Drugmakers Wary Despite Apparent Win
Among the biggest winners in Thursday’s Supreme Court ruling to uphold the Patient Protection and Affordable Care Act is the drug industry, which played an intimate, if controversial, role in shaping the new law.
By expanding the number of insured Americans by as many as 32 million, the health care law will deliver drugmakers a vast new customer pool at a time of industry consolidation. It also will expand drug coverage for senior citizens in the Medicare program and speed up federal approvals of lucrative, high-tech biological medicines, both boons to the industry.
Not that drugmakers are all smiles. Industry leaders remain worried about stepped-up oversight under the system’s health insurance exchanges and about the specter of price controls imposed by a new Independent Payment Advisory Board that will recommend legislation to slow Medicare spending growth.
“I think there will be mixed feelings,” said ex-Rep. Billy Tauzin (R-La.), former president and CEO of the Pharmaceutical Research and Manufacturers of America and owner of the lobbying firm Tauzin Consultants, which is housed at the law firm Alston & Bird. Eliminating the Medicare drug coverage gap, known as the “doughnut hole,” and expanding access to biologic drugs are “a very good sign for manufacturers and patients,” Tauzin said.
But he said the IPAB “is going to be a problem for doctors and most patients in the country.” He added: “You’ll have government bureaucrats making decisions about what medicines are available to people under Medicare. So that’s a negative.”
These drug industry wins, moreover, came at a considerable political price. PhRMA, which represents pharmaceutical research and biotechnology firms, remains under fire from Republicans on Capitol Hill three years after it negotiated a health care compromise with Obama administration officials in the runup to the law’s enactment.
Led by Tauzin, a former Democrat who switched parties while in Congress, drug lobbyists agreed to halve the cost of drugs to seniors in the doughnut hole to produce $80 billion in health care cost savings over a decade. In exchange, Democrats agreed to ease federal approval of biological medicines and to drop plans to promote imports of low-cost drugs from more heavily regulated countries, such as Canada.
The deal prompted then-House Minority Leader John Boehner (R-Ohio) to accuse Tauzin in a 2009 open letter of cutting a deal with “the bully” to “steal others’ money as the price of protecting your own.” Tauzin left PhRMA in 2010, and the association replaced him with John Castellani, who had led the Business Roundtable — a group often critical of the Obama administration.
PhRMA political action committee donations started tilting dramatically toward the GOP. The PAC’s donations were split virtually 50-50 between Republicans and Democrats in the 2010 cycle, but the PAC has given $17,000 to Republicans and only $9,000 to Democrats so far in the 2012 cycle, a split of almost 2-to-1.
Overall, drugmakers remain one of the top-spending industries on K Street, with $153 million in lobbying expenditures last year, according to the Center for Responsive Politics.

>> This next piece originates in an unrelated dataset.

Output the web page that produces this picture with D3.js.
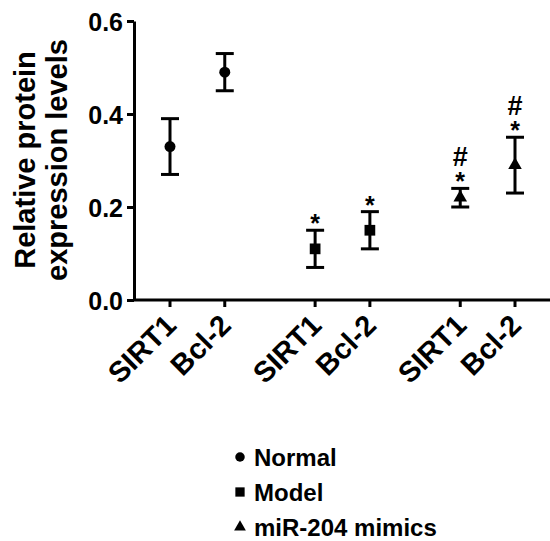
<!DOCTYPE html>
<html>
<head>
<meta charset="utf-8">
<script src="https://cdn.jsdelivr.net/npm/d3@7"></script>
<style>
  body { margin: 0; background: #fff; }
  svg text { font-family: "Liberation Sans", Arial, sans-serif; font-weight: bold; fill: #000; }
</style>
</head>
<body>
<div id="chart"></div>
<script>
// Data
const ticks = ["SIRT1", "Bcl-2", "SIRT1", "Bcl-2", "SIRT1", "Bcl-2"];
const groupOf = ["Normal", "Normal", "Model", "Model", "miR-204 mimics", "miR-204 mimics"];
const means = [0.33, 0.49, 0.11, 0.15, 0.22, 0.29];
const lows = [0.27, 0.45, 0.07, 0.11, 0.20, 0.23];
const highs = [0.39, 0.53, 0.15, 0.19, 0.24, 0.35];
const marks = [[], [], ["*"], ["*"], ["#", "*"], ["#", "*"]];
const legendNames = ["Normal", "Model", "miR-204 mimics"];

const width = 550, height = 541;

const svg = d3.select("#chart").append("svg")
  .attr("width", width)
  .attr("height", height);

// slot index per point, with a gap between the three groups
const slots = [0, 1, 2.65, 3.65, 5.3, 6.3];
const xs = d3.scaleLinear().domain([0, 6.3]).range([170, 515]);

const y = d3.scaleLinear()
  .domain([0, 0.6])
  .range([300, 21]);

const symbolType = {
  "Normal": d3.symbolCircle,
  "Model": d3.symbolSquare,
  "miR-204 mimics": d3.symbolTriangle
};
const symbolSize = {
  "Normal": 95,
  "Model": 115,
  "miR-204 mimics": 80
};

// Y axis
const yAxis = d3.axisLeft(y).tickValues([0, 0.2, 0.4, 0.6]).tickFormat(d3.format(".1f")).tickSize(7).tickSizeOuter(0);
const gy = svg.append("g")
  .attr("transform", "translate(134,0)")
  .call(yAxis);
gy.select(".domain").attr("stroke-width", 3);
gy.selectAll(".tick line").attr("stroke-width", 3);
gy.selectAll(".tick text")
  .attr("font-size", 25)
  .attr("x", -11)
  .attr("dy", "0.36em");

// X axis
svg.append("line")
  .attr("x1", 133).attr("x2", width)
  .attr("y1", y(0)).attr("y2", y(0))
  .attr("stroke", "#000").attr("stroke-width", 3);

const gx = svg.append("g");
gx.selectAll("line.tk")
  .data(slots)
  .enter().append("line")
  .attr("class", "tk")
  .attr("x1", d => xs(d)).attr("x2", d => xs(d))
  .attr("y1", y(0)).attr("y2", y(0) + 7)
  .attr("stroke", "#000").attr("stroke-width", 3);

gx.selectAll("text")
  .data(ticks)
  .enter().append("text")
  .attr("text-anchor", "end")
  .attr("font-size", 29)
  .attr("transform", (d, i) => `translate(${xs(slots[i]) + 8},${y(0) + 27}) rotate(-45)`)
  .text(d => d);

// Axis title
const title = svg.append("text")
  .attr("transform", "translate(35,160) rotate(-90)")
  .attr("text-anchor", "middle")
  .attr("font-size", 29);
title.append("tspan").attr("x", 0).attr("dy", 0).text("Relative protein");
title.append("tspan").attr("x", 0).attr("dy", 32).text("expression levels");

// Error bars
const eb = svg.append("g").attr("stroke", "#000").attr("stroke-width", 3);
means.forEach((m, i) => {
  const cx = xs(slots[i]);
  eb.append("line").attr("x1", cx).attr("x2", cx).attr("y1", y(highs[i])).attr("y2", y(lows[i]));
  eb.append("line").attr("x1", cx - 9).attr("x2", cx + 9).attr("y1", y(highs[i])).attr("y2", y(highs[i]));
  eb.append("line").attr("x1", cx - 9).attr("x2", cx + 9).attr("y1", y(lows[i])).attr("y2", y(lows[i]));
});

// Points
svg.append("g").selectAll("path")
  .data(means)
  .enter().append("path")
  .attr("transform", (d, i) => `translate(${xs(slots[i])},${y(d)})`)
  .attr("d", (d, i) => d3.symbol().type(symbolType[groupOf[i]]).size(symbolSize[groupOf[i]])())
  .attr("fill", "#000");

// Significance marks: one text per point, "#" stacked above "*"
means.forEach((m, i) => {
  if (!marks[i].length) return;
  const cx = xs(slots[i]);
  const t = svg.append("text")
    .attr("text-anchor", "middle");
  const n = marks[i].length;
  marks[i].forEach((s, k) => {
    const fromBottom = n - 1 - k;   // 0 = just above the cap
    t.append("tspan")
      .attr("x", cx)
      .attr("y", s === "*" ? y(highs[i]) + 2 : y(highs[i]) + 2 - 24 * fromBottom)
      .attr("font-size", s === "*" ? 25 : 27)
      .text(s);
  });
});

// Legend
const legend = svg.append("g");
legendNames.forEach((name, i) => {
  const ly = 457 + i * 35;
  legend.append("path")
    .attr("transform", `translate(240,${ly})`)
    .attr("d", d3.symbol().type(symbolType[name]).size(symbolSize[name] * 0.75)())
    .attr("fill", "#000");
  legend.append("text")
    .attr("x", 254)
    .attr("y", ly)
    .attr("dy", "0.36em")
    .attr("font-size", 24)
    .text(name);
});
</script>
</body>
</html>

But GOP anger has yet to die down. A 16-month investigation by the House Energy and Commerce Committee released emails earlier this month that show that, as part of its deal with the White House, PhRMA spent almost $70 million on two tax-exempt groups that heavily promoted the law.

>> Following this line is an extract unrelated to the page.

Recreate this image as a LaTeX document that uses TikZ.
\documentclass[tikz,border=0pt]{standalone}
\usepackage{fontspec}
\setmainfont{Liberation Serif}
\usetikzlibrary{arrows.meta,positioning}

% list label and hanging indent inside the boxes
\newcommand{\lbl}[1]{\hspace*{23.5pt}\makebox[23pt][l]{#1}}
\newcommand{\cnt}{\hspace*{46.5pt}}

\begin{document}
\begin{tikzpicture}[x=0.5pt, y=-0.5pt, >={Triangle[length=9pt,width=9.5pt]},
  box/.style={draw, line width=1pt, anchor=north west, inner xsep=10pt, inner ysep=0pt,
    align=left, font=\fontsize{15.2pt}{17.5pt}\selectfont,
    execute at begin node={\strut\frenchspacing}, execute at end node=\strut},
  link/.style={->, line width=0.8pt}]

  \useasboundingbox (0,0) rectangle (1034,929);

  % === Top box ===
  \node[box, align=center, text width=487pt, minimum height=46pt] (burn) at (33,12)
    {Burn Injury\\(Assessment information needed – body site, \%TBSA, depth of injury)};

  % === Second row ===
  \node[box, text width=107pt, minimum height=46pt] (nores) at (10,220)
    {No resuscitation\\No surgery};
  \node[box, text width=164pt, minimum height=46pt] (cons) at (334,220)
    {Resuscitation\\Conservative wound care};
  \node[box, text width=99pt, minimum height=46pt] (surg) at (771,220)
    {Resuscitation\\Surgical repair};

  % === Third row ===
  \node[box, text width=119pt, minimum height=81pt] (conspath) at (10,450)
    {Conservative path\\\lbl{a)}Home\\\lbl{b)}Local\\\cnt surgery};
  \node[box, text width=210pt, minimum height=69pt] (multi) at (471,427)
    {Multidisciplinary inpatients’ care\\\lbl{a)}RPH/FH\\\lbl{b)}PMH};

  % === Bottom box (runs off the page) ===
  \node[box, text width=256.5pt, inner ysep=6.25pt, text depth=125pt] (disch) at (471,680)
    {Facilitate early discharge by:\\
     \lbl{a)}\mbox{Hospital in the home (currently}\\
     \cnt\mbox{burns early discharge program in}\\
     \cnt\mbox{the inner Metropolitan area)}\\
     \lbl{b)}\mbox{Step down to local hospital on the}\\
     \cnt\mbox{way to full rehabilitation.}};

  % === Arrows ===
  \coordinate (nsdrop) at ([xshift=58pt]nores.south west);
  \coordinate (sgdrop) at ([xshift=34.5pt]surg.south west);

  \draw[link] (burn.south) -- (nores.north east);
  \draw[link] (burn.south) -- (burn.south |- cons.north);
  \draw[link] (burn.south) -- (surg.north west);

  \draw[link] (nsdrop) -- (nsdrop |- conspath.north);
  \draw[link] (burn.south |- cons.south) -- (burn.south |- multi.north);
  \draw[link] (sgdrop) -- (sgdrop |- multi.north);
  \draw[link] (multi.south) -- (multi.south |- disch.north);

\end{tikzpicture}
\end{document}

Committee Republicans say the deal violated the Obama administration’s stated commitment to transparency. Democrats say the probe breaks no new ground and is politically motivated. PhRMA officials have said they worked with the administration to advance patient interests.
PhRMA officials were not available for comment Thursday. Tauzin said Castellani has done a “fine job” and that PhRMA “was able to repair whatever hard feelings existed with the Republican Party.”
PhRMA continues to oppose the IPAB and will fight to repeal it, Castellani said in a statement released Thursday.
“We respect the court’s decision and recognize that there will be ongoing policy discussions about the future of health care in America, and about the impact of today’s decision on the health care law,” Castellani said. “We will work with Congress and the administration on a bipartisan basis to address these important issues and will continue to advocate for an environment that fosters medical innovation and access to new medicines. We will also continue to work for necessary changes to the Affordable Care Act, such as the repeal of the Independent Payment Advisory Board.”
Like many health care providers, drugmakers are likely to keep a low profile in the wake of the Supreme Court’s ruling, given the politically charged nature of the health care debate, said Chris Jennings, former senior health care adviser to President Bill Clinton.
“I think the reaction is quiet relief, but no substantial public embrace or involvement until after the election,” said Jennings, president of Jennings Policy Strategies.
Like insurers, hospital administrators and doctors, Jennings added, drug companies have already invested considerable time, resources and capital into implementing the new health care law. Whatever their complaints, health care providers will hold their tongues until the dust settles, he predicted: “There is going to be plenty of time to reform the reforms.”